▶ [Instructions for the task] The listing below must be repeated word for word, with its images excluded.

------------------------

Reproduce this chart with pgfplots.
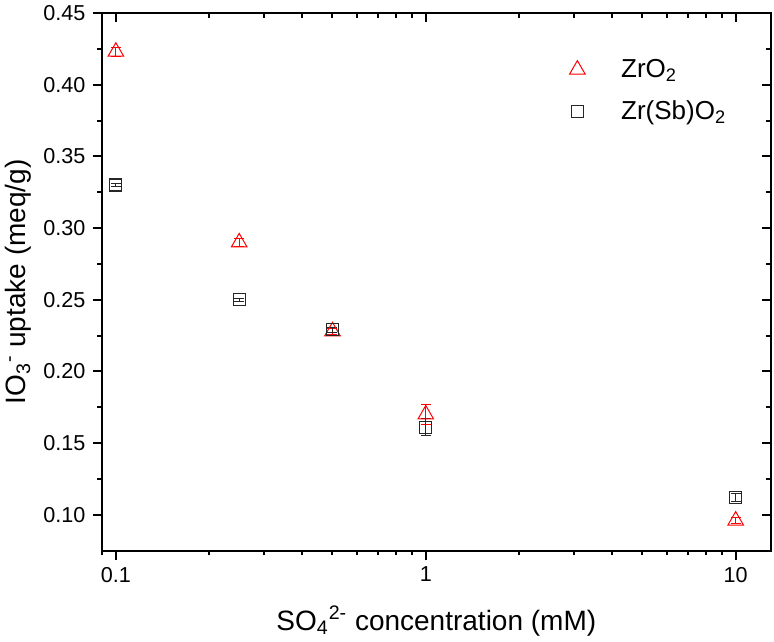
\documentclass[border=0pt]{standalone}
\usepackage{fontspec}
\setmainfont{Liberation Sans}
\usepackage{pgfplots}
\pgfplotsset{compat=1.18}

\begin{document}
\begin{tikzpicture}
% left and bottom: ticks outside, with labels
\begin{axis}[name=a,
    scale only axis, width=334.65pt, height=268.85pt,
    xmode=log, xmin=0.09, xmax=13, ymin=0.075, ymax=0.45,
    xtick={0.1,1,10},
    minor xtick={0.09,0.2,0.3,0.4,0.5,0.6,0.7,0.8,0.9,2,3,4,5,6,7,8,9},
    ytick={0.10,0.15,0.20,0.25,0.30,0.35,0.40,0.45},
    minor y tick num=1,
    axis line style={line width=1pt},
    tick style={black, line width=1pt},
    major tick length=4.6pt, minor tick length=2.3pt,
    tick align=outside, xtick pos=left, ytick pos=left,
    xticklabels={0.1,1,10},
    /pgf/number format/assume math mode=true,
    yticklabel style={/pgf/number format/fixed, /pgf/number format/fixed zerofill, /pgf/number format/precision=2},
    ticklabel style={font=\fontsize{10.8}{13}\selectfont},
    label style={font=\fontsize{14}{16}\selectfont},
    xlabel style={yshift=-5pt},
    ylabel style={yshift=-1pt},
    xlabel={SO\textsubscript{4}\textsuperscript{2-} concentration (mM)},
    ylabel={IO\textsubscript{3}\textsuperscript{-} uptake (meq/g)},
    legend style={draw=none, fill=none, at={(0.6895,0.93)}, anchor=north west,
      font=\fontsize{13}{15}\selectfont, row sep=6pt},
    legend cell align=left,
]
% ZrO2
\addplot[only marks, mark=triangle, mark size=4.5pt, red, mark options={line width=0.5pt},
  error bars/.cd, y dir=both, y explicit,
  error bar style={red, line width=0.5pt},
  error mark options={rotate=90, red, mark size=2.5pt, line width=0.5pt}]
coordinates {
  (0.1,0.423) +- (0,0.003)
  (0.25,0.290) +- (0,0.003)
  (0.5,0.228) +- (0,0.002)
  (1,0.170) +- (0,0.007)
  (10,0.096) +- (0,0.002)
};
\addlegendentry{\hspace{16pt}ZrO\textsubscript{2}}
% Zr(Sb)O2
\addplot[only marks, mark=square, mark size=3pt, black!85, mark options={line width=0.6pt},
  error bars/.cd, y dir=both, y explicit,
  error bar style={black!85, line width=0.5pt},
  error mark options={rotate=90, black!85, mark size=2.5pt, line width=0.5pt}]
coordinates {
  (0.1,0.330) +- (0,0.001)
  (0.25,0.250) +- (0,0.001)
  (0.5,0.229) +- (0,0.002)
  (1,0.161) +- (0,0.006)
  (10,0.112) +- (0,0.003)
};
\addlegendentry{\hspace{16pt}Zr(Sb)O\textsubscript{2}}
\end{axis}
% top and right: ticks inside, no labels
\begin{axis}[
    scale only axis, width=334.65pt, height=268.85pt,
    xmode=log, xmin=0.09, xmax=13, ymin=0.075, ymax=0.45,
    xtick={0.1,1,10},
    minor xtick={0.09,0.2,0.3,0.4,0.5,0.6,0.7,0.8,0.9,2,3,4,5,6,7,8,9},
    ytick={0.10,0.15,0.20,0.25,0.30,0.35,0.40,0.45},
    minor y tick num=1,
    axis line style={line width=1pt},
    tick style={black, line width=1pt},
    major tick length=4.6pt, minor tick length=2.3pt,
    tick align=inside, xtick pos=right, ytick pos=right,
    xticklabels={}, yticklabels={},
]
\addplot[draw=none] coordinates {(1,0.2)};
\end{axis}
\pgfresetboundingbox
\path[use as bounding box] ([shift={(-50.85pt,-45.15pt)}]a.south west) rectangle ([shift={(1.5pt,6.5pt)}]a.north east);
\end{tikzpicture}
\end{document}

------------------------

▶ [Reply to the task]
Reproduce this chart with pgfplots.
\documentclass[border=0pt]{standalone}
\usepackage{fontspec}
\setmainfont{Liberation Sans}
\usepackage{pgfplots}
\pgfplotsset{compat=1.18}

\begin{document}
\begin{tikzpicture}
% left and bottom: ticks outside, with labels
\begin{axis}[name=a,
    scale only axis, width=334.65pt, height=268.85pt,
    xmode=log, xmin=0.09, xmax=13, ymin=0.075, ymax=0.45,
    xtick={0.1,1,10},
    minor xtick={0.09,0.2,0.3,0.4,0.5,0.6,0.7,0.8,0.9,2,3,4,5,6,7,8,9},
    ytick={0.10,0.15,0.20,0.25,0.30,0.35,0.40,0.45},
    minor y tick num=1,
    axis line style={line width=1pt},
    tick style={black, line width=1pt},
    major tick length=4.6pt, minor tick length=2.3pt,
    tick align=outside, xtick pos=left, ytick pos=left,
    xticklabels={0.1,1,10},
    /pgf/number format/assume math mode=true,
    yticklabel style={/pgf/number format/fixed, /pgf/number format/fixed zerofill, /pgf/number format/precision=2},
    ticklabel style={font=\fontsize{10.8}{13}\selectfont},
    label style={font=\fontsize{14}{16}\selectfont},
    xlabel style={yshift=-5pt},
    ylabel style={yshift=-1pt},
    xlabel={SO\textsubscript{4}\textsuperscript{2-} concentration (mM)},
    ylabel={IO\textsubscript{3}\textsuperscript{-} uptake (meq/g)},
    legend style={draw=none, fill=none, at={(0.6895,0.93)}, anchor=north west,
      font=\fontsize{13}{15}\selectfont, row sep=6pt},
    legend cell align=left,
]
% ZrO2
\addplot[only marks, mark=triangle, mark size=4.5pt, red, mark options={line width=0.5pt},
  error bars/.cd, y dir=both, y explicit,
  error bar style={red, line width=0.5pt},
  error mark options={rotate=90, red, mark size=2.5pt, line width=0.5pt}]
coordinates {
  (0.1,0.423) +- (0,0.003)
  (0.25,0.290) +- (0,0.003)
  (0.5,0.228) +- (0,0.002)
  (1,0.170) +- (0,0.007)
  (10,0.096) +- (0,0.002)
};
\addlegendentry{\hspace{16pt}ZrO\textsubscript{2}}
% Zr(Sb)O2
\addplot[only marks, mark=square, mark size=3pt, black!85, mark options={line width=0.6pt},
  error bars/.cd, y dir=both, y explicit,
  error bar style={black!85, line width=0.5pt},
  error mark options={rotate=90, black!85, mark size=2.5pt, line width=0.5pt}]
coordinates {
  (0.1,0.330) +- (0,0.001)
  (0.25,0.250) +- (0,0.001)
  (0.5,0.229) +- (0,0.002)
  (1,0.161) +- (0,0.006)
  (10,0.112) +- (0,0.003)
};
\addlegendentry{\hspace{16pt}Zr(Sb)O\textsubscript{2}}
\end{axis}
% top and right: ticks inside, no labels
\begin{axis}[
    scale only axis, width=334.65pt, height=268.85pt,
    xmode=log, xmin=0.09, xmax=13, ymin=0.075, ymax=0.45,
    xtick={0.1,1,10},
    minor xtick={0.09,0.2,0.3,0.4,0.5,0.6,0.7,0.8,0.9,2,3,4,5,6,7,8,9},
    ytick={0.10,0.15,0.20,0.25,0.30,0.35,0.40,0.45},
    minor y tick num=1,
    axis line style={line width=1pt},
    tick style={black, line width=1pt},
    major tick length=4.6pt, minor tick length=2.3pt,
    tick align=inside, xtick pos=right, ytick pos=right,
    xticklabels={}, yticklabels={},
]
\addplot[draw=none] coordinates {(1,0.2)};
\end{axis}
\pgfresetboundingbox
\path[use as bounding box] ([shift={(-50.85pt,-45.15pt)}]a.south west) rectangle ([shift={(1.5pt,6.5pt)}]a.north east);
\end{tikzpicture}
\end{document}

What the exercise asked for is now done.